In the 1920’s and 30’s (the Blue line) the market ran up just as much in the Roaring 1920’s as it did in Japan in the Roaring 1980’s. But the USA then fell more than Japan in the next few years and then government interventions helped with a recovery.
The Dot-Com bubble of the 1990’s was a bigger bubble than in the 1920’s and the collapse that started from the high in 2000 was more severe. While, in the lingo of so-called analysts, the collapse was a “correction” and the recovery from the low was due to “over-shooting” I believe the truth is that the so-called recovery is the beginning of another Phase I bubble rather than what some people call a “consolidation” and what I call Phase III.
If you want to experience the the the Red Line (Case Schiller Real Estate Index adusted for inflation) as a literal roller coaster ride then look at the Real Estate Roller Coaster video published in April, 2007. You can see it here: https://www.youtube.com/watch?v=kUldGc06S3U
This article was first published in May, 2008 in a publication called International Family Magazine that is now defunct. It is reproduced here with changes made over the years to correct typos and improve readability but the graph and the text describing the theory are unchanged from the original.
I formulated the theory in the 1980s and used it professionally and personally every since.

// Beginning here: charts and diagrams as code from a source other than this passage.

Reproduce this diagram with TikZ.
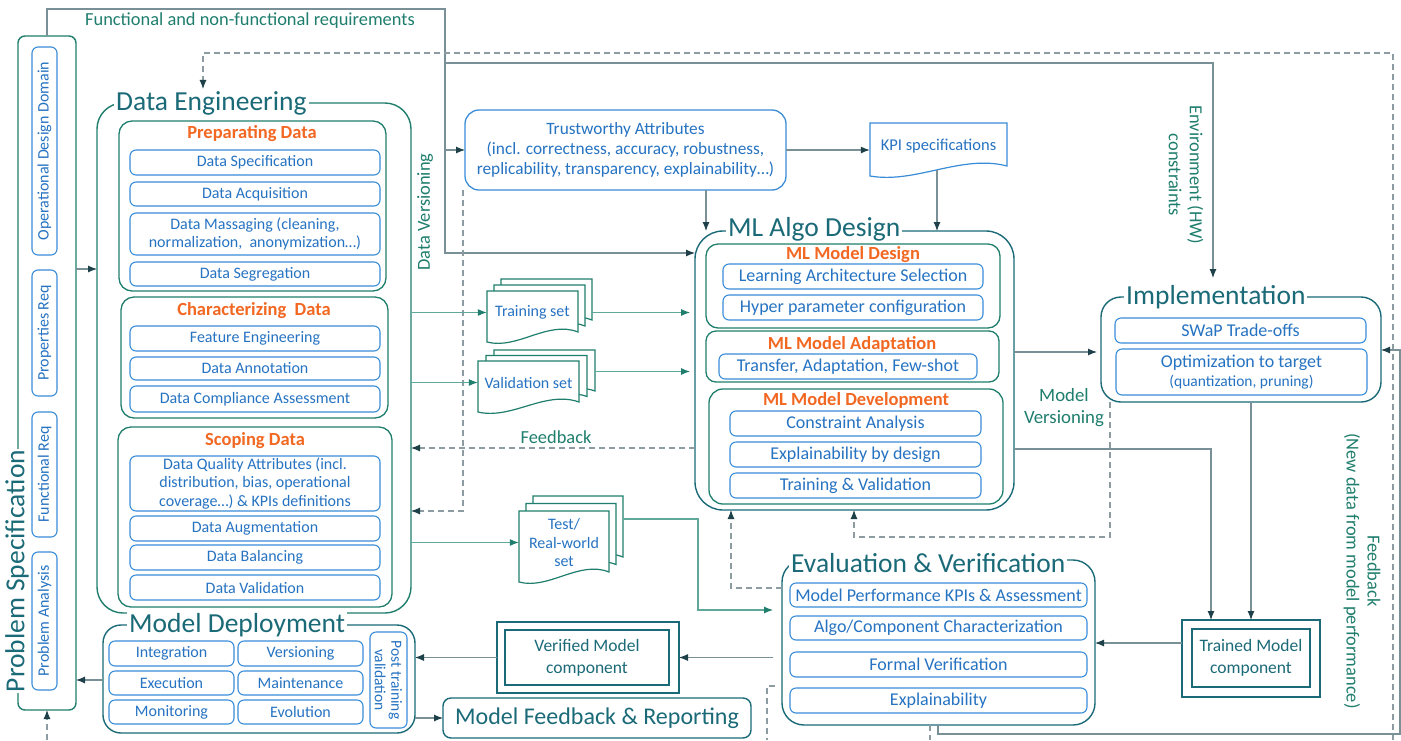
\documentclass[tikz,border=0pt]{standalone}
\usepackage{fontspec}
\setmainfont{Carlito}
\usetikzlibrary{arrows.meta}
\definecolor{cTeal}{HTML}{1B6A78}
\definecolor{cGreen}{HTML}{1F7E6D}
\definecolor{cBlue}{HTML}{3A8DD8}
\definecolor{cBlueTxt}{HTML}{2673C2}
\definecolor{cOrange}{HTML}{F26822}
\definecolor{cGray}{HTML}{7A9097}
\definecolor{cDark}{HTML}{1D4049}
\definecolor{cDash}{HTML}{8C9CA1}
\definecolor{cGLine}{HTML}{5FA89A}

\newcommand\bx[7]{\node[#6,minimum width={#4-#2},minimum height={#5-#3}] (#1) at ({(#2+#4)/2},{(#3+#5)/2}) {#7};}
\newcommand\rbx[7]{\node[#6,minimum width={#5-#3},minimum height={#4-#2}] (#1) at ({(#2+#4)/2},{(#3+#5)/2}) {#7};}
\newcommand\docpage[5]{\draw[#5] ({#1},{#2}) -- ({#3},{#2}) -- ({#3},{(#4)-10}) .. controls ({(#1)+2*((#3)-(#1))/3},{(#4)-22}) and ({(#1)+((#3)-(#1))/3},{(#4)+8}) .. ({#1},{#4}) -- cycle;}
\newcommand\docstack[8]{%
 \docpage{#2+2*#6}{#3-2*#7}{#4+2*#6}{#5-2*#7}{doc}
 \docpage{#2+#6}{#3-#7}{#4+#6}{#5-#7}{doc}
 \docpage{#2}{#3}{#4}{#5}{doc}
 \node[inner sep=0pt,minimum width={#4-#2},minimum height={#5-#3-8},text=cBlueTxt,align=center,font=\fontsize{16}{18.5}\selectfont] (#1) at ({(#2+#4)/2},{(#3+#5-8)/2}) {#8};
 \node[inner sep=0pt,minimum width={#4-#2},minimum height={#5-#3-8}] (#1B) at ({(#2+#4)/2+2*#6},{(#3+#5-8)/2-2*#7}) {};}

\begin{document}
\begin{tikzpicture}[x=1pt,y=-1pt,
 item/.style={draw=cBlue,line width=1.1pt,rounded corners=6pt,text=cBlueTxt,font=\fontsize{16}{18.5}\selectfont,align=center,inner sep=1pt,outer sep=0pt},
 bigitem/.style={item,font=\fontsize{18}{20}\selectfont},
 grp/.style={draw=cGreen,line width=1.3pt,rounded corners=13pt,outer sep=0pt},
 outerbox/.style={draw=cTeal,line width=1.4pt,rounded corners=24pt,outer sep=0pt},
 ttl/.style={fill=white,text=cTeal,font=\fontsize{27.5}{30}\selectfont,inner sep=2pt,anchor=west},
 gttl/.style={text=cOrange,font=\bfseries\fontsize{18.5}{20}\selectfont,inner sep=0pt},
 lbl/.style={text=cGreen,font=\fontsize{18.4}{21}\selectfont,align=center,inner sep=1pt},
 conn/.style={draw=cGray,line width=1.1pt,-{Latex[length=9pt,width=7pt,color=cDark]}},
 gconn/.style={draw=cGLine,line width=1.1pt,-{Latex[length=9pt,width=7pt,color=cGreen]}},
 dconn/.style={draw=cDash,line width=1.1pt,dash pattern=on 6pt off 4pt,-{Latex[length=9pt,width=7pt,color=cDark]}},
 dline/.style={draw=cDash,line width=1.1pt,dash pattern=on 6pt off 4pt},
 dbl/.style={draw=cTeal,line width=1.4pt,outer sep=0pt},
 doc/.style={draw=cGreen,line width=1.2pt,fill=white}]
\useasboundingbox[fill=white] (0,0) rectangle (1401,740);

% ---------- Problem Specification ----------
\bx{PS}{18}{36}{76}{710}{draw=cGreen,line width=1.4pt,rounded corners=7pt,outer sep=0pt}{}
\node[ttl,anchor=center,rotate=90,inner sep=1pt] (PSt) at (17,571) {Problem Specification};
\rbx{ODD}{32}{47}{57}{255}{item,rotate=90}{Operational Design Domain}
\rbx{PRQ}{32}{270}{57}{396}{item,rotate=90}{Properties Req}
\rbx{FRQ}{32}{412}{57}{537}{item,rotate=90}{Functional Req}
\rbx{PAN}{32}{552}{57}{690}{item,rotate=90}{Problem Analysis}

% ---------- Data Engineering ----------
\bx{DE}{97}{103}{411}{613}{outerbox,draw=cGreen,rounded corners=26pt}{}
\node[ttl] (DEt) at (114,103) {Data Engineering};
\bx{PREP}{119}{121}{386}{291}{grp}{}
\node[gttl] (PREPt) at (252,134) {Preparating Data};
\bx{DSPEC}{130}{150}{380}{175}{item}{Data Specification}
\bx{DACQ}{130}{182}{380}{206}{item}{Data Acquisition}
\bx{DMASS}{130}{213}{380}{255}{item}{Data Massaging (cleaning,\\normalization,~ anonymization…)}
\bx{DSEG}{130}{262}{380}{286}{item}{Data Segregation}
\bx{CHAR}{121}{297}{388}{418}{grp}{}
\node[gttl] (CHARt) at (254,311) {Characterizing~ Data};
\bx{FENG}{130}{326}{380}{351}{item}{Feature Engineering}
\bx{DANN}{130}{357}{380}{380}{item}{Data Annotation}
\bx{DCA}{130}{386}{380}{412}{item}{Data Compliance Assessment}
\bx{SCOPE}{118}{427}{392}{607}{grp}{}
\node[gttl] (SCOPEt) at (255,441) {Scoping Data};
\bx{DQA}{130}{456}{380}{511}{item}{Data Quality Attributes (incl.\\distribution, bias, operational\\coverage…) \& KPIs definitions}
\bx{DAUG}{130}{516}{380}{541}{item}{Data Augmentation}
\bx{DBAL}{130}{545}{380}{570}{item}{Data Balancing}
\bx{DVAL}{130}{575}{380}{600}{item}{Data Validation}

% ---------- Model Deployment ----------
\bx{MD}{103}{625}{415}{733}{outerbox,rounded corners=18pt}{}
\node[ttl] (MDt) at (127,625) {Model Deployment};
\bx{INTEG}{109}{641}{234}{666}{item}{Integration}
\bx{VERS}{238}{641}{363}{666}{item}{Versioning}
\bx{EXEC}{109}{671}{234}{695}{item}{Execution}
\bx{MAINT}{238}{671}{363}{695}{item}{Maintenance}
\bx{MONIT}{109}{700}{234}{724}{item}{Monitoring}
\bx{EVOL}{238}{700}{363}{724}{item}{Evolution}
\rbx{PTV}{370}{632}{407}{728}{item,rotate=-90,font=\fontsize{15.5}{16.5}\selectfont}{Post training\\validation}

% ---------- Trustworthy / KPI ----------
\bx{TA}{465}{110}{786}{190}{item,rounded corners=14pt,line width=1.3pt,font=\fontsize{17.3}{20}\selectfont}{Trustworthy Attributes\\(incl. correctness, accuracy, robustness,\\replicability, transparency, explainability…)}
\docpage{870}{123}{1007}{176}{draw=cBlue,line width=1.2pt,fill=white}
\bx{KPI}{870}{123}{1007}{170}{text=cBlueTxt,font=\fontsize{16.5}{18}\selectfont,inner sep=0pt}{KPI specifications}

% ---------- data sets ----------
\docstack{Tr}{487}{291}{578}{342}{7}{6}{Training set}
\docstack{Va}{478}{361}{579}{412}{8}{5.5}{Validation set}
\docstack{Te}{519}{511}{609}{582}{7}{7.5}{Test/\\Real-world\\set}

% ---------- ML Algo Design ----------
\bx{MLA}{695}{231}{1014}{510}{outerbox,rounded corners=28pt}{}
\node[ttl] (MLAt) at (726,229) {ML Algo Design};
\bx{MMD}{706}{244}{1000}{328}{grp,rounded corners=12pt}{}
\node[gttl] (MMDt) at (853,255) {ML Model Design};
\bx{LAS}{723}{264}{983}{289}{bigitem}{Learning Architecture Selection}
\bx{HPC}{723}{295}{983}{320}{bigitem}{Hyper parameter configuration}
\bx{MMA}{706}{331}{999}{382}{grp,rounded corners=10pt}{}
\node[gttl] (MMAt) at (852,344) {ML Model Adaptation};
\bx{TAF}{719}{354}{977}{379}{bigitem}{Transfer, Adaptation, Few-shot}
\bx{MMDV}{709}{389}{1003}{504}{grp,rounded corners=14pt}{}
\node[gttl] (MMDVt) at (856,400) {ML Model Development};
\bx{CA}{730}{411}{981}{436}{bigitem}{Constraint Analysis}
\bx{EBD}{730}{442}{981}{467}{bigitem}{Explainability by design}
\bx{TV}{730}{473}{981}{498}{bigitem}{Training \& Validation}

% ---------- Implementation ----------
\bx{Impl}{1101}{297}{1381}{402}{outerbox,rounded corners=20pt}{}
\node[ttl] (Implt) at (1124,297) {Implementation};
\bx{SWAP}{1115}{318}{1366}{343}{bigitem}{SWaP Trade-offs}
\bx{OPT}{1116}{349}{1367}{395}{bigitem}{Optimization to target\\[-1pt]{\fontsize{15.5}{16}\selectfont (quantization, pruning)}}

% ---------- Evaluation & Verification ----------
\bx{EV}{782}{560}{1095}{725}{outerbox,rounded corners=22pt}{}
\node[ttl] (EVt) at (789,563) {Evaluation \& Verification};
\bx{MPK}{790}{583}{1087}{607}{bigitem}{Model Performance KPIs \& Assessment}
\bx{ACC}{790}{616}{1087}{640}{bigitem}{Algo/Component Characterization}
\bx{FV}{790}{652}{1087}{677}{bigitem}{Formal Verification}
\bx{EXPL}{790}{688}{1087}{713}{bigitem}{Explainability}

% ---------- component boxes ----------
\bx{Ver}{497}{622}{679}{693}{dbl}{}
\bx{VerI}{505}{630}{669}{685}{dbl,text=cTeal,align=center,font=\fontsize{17.5}{22}\selectfont}{Verified Model\\component}
\bx{TM}{1182}{620}{1320}{697}{dbl}{}
\bx{TMI}{1192}{629}{1310}{687}{dbl,text=cTeal,align=center,font=\fontsize{17.5}{22}\selectfont}{Trained Model\\component}
\bx{MFR}{443}{698}{751}{738}{dbl,rounded corners=8pt,text=cTeal,font=\fontsize{24}{28}\selectfont}{Model Feedback \& Reporting}

% ---------- labels ----------
\node[lbl] (fnl) at (250,21) {Functional and non-functional requirements};
\node[lbl,rotate=90] (dvl) at (425,212) {Data Versioning};
\node[lbl] (fbl) at (556,437) {Feedback};
\node[lbl,font=\fontsize{18.8}{22}\selectfont] (mvl) at (1064,408) {Model\\Versioning};
\node[lbl,rotate=-90] (envl) at (1186,175) {Environment (HW)\\constraints};
\node[lbl,rotate=-90] (fbnl) at (1362,571) {Feedback\\(New data from model performance)};

% ---------- coordinates ----------
\coordinate (fnB) at (445,9);
\coordinate (fnC) at (445,253);
\coordinate (fnT) at (445,150);
\coordinate (fnE) at (445,63);
\coordinate (envE) at (1213,278);
\coordinate (dl1) at (1393,740);
\coordinate (dl2) at (1393,53);
\coordinate (dl3) at (203,53);
\coordinate (psb) at (47,740);
\coordinate (evd1) at (775,686);
\coordinate (evd2) at (767,740);
\coordinate (evb) at (930,740);
\coordinate (fr1) at (938,734);
\coordinate (fr2) at (1400,734);
\coordinate (fr3) at (1400,350);
\coordinate (x706) at (706,0);
\coordinate (x937) at (937,0);
\coordinate (y448) at (0,448);
\coordinate (dv1) at (463,190);
\coordinate (dv2) at (463,511);
\coordinate (teo) at (623,519);
\coordinate (tec) at (698,610);
\coordinate (e1) at (731,588);
\coordinate (i1) at (1110,537);
\coordinate (i2) at (854,537);
\coordinate (y352) at (0,352);
\coordinate (m1) at (1211,449);
\coordinate (y643) at (0,643);
\coordinate (y680) at (0,680);
\coordinate (y269) at (0,269);

% ---------- connectors ----------
\draw[conn] (PS.north) |- (fnB) -- (fnC) -- (fnC -| MLA.west);
\draw[conn] (fnT) -- (TA.west);
\draw[conn] (fnE) -| (envE);
\draw[dconn] (dl1) -- (dl2) -- (dl3) -- (dl3 |- DEt.north);
\draw[dconn] (psb) -- (PS.south);
\draw[dline] (evd1) -| (evd2);
\draw[dline] (evb |- EV.south) -- (evb);
\draw[conn] (fr1 |- EV.south) -- (fr1) -- (fr2) -- (fr3) -- (fr3 -| Impl.east);
\draw[conn] (TA.east) -- (TA.east -| KPI.west);
\draw[conn] (x706 |- TA.south) -- (x706 |- MLA.north);
\draw[conn] (x937 |- KPI.south) -- (x937 |- MLA.north);
\draw[dconn] (MLA.west |- y448) -- (DE.east |- y448);
\draw[dconn] (dv1) -- (dv2) -- (dv2 -| DE.east);
\draw[gconn] (DE.east |- Tr.west) -- (Tr.west);
\draw[gconn,shorten >=5pt] (TrB.east |- Tr.west) -- (MLA.west |- Tr.west);
\draw[gconn] (DE.east |- Va.west) -- (Va.west);
\draw[gconn,shorten >=5pt] (VaB.east) -- (MLA.west |- VaB.east);
\draw[gconn] (DE.east |- Te.west) -- (Te.west);
\draw[gconn,shorten >=9pt] (teo) -| (tec) -- (tec -| EV.west);
\draw[dconn] (EV.west |- e1) -| (e1 |- MLA.south);
\draw[dconn] (i1 |- Impl.south) -- (i1) -- (i2) -- (i2 |- MLA.south);
\draw[conn,shorten >=4pt] (MLA.east |- y352) -- (Impl.west |- y352);
\draw[conn] (MLA.east |- m1) -| (m1 |- TM.north);
\draw[conn] (TM.north |- Impl.south) -- (TM.north);
\draw[conn] (TM.west |- y643) -- (EV.east |- y643);
\draw[conn,shorten <=9pt] (EV.west |- Ver.east) -- (Ver.east);
\draw[conn] (Ver.west) -- (MD.east |- Ver.west);
\draw[conn] (MD.east |- MFR.west) -- (MFR.west);
\draw[conn] (MD.west |- y680) -- (PS.east |- y680);
\draw[conn] (PS.east |- y269) -- (DE.west |- y269);
\end{tikzpicture}
\end{document}
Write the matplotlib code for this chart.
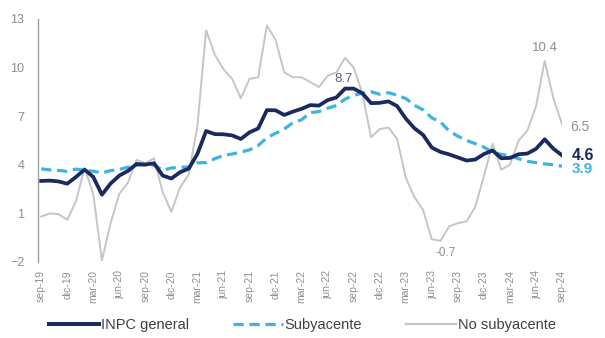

At that time I was employed by Merrill Lynch in NY from 1986-87(Phase I) and kept my job through 1988-90 (Phase 2). Then I moved to Japan with Merrill and worked during Phase II there. I returned to the U. S. A. in 1993 during the depths of recession and bought a house for cash, which turned out to be perfect in retrospect since I timed Phase III within a few months of its beginning.
I was running a hedge fund during the dot-com bubble burst in 2000 and because of this theory we flourished when many peers went belly up. Like my grandparents we own two houses free-and-clear (one for weekday use near a good school and another in the country). There is no way we’d buy real estate during during what is obviously the beginning of Phase II.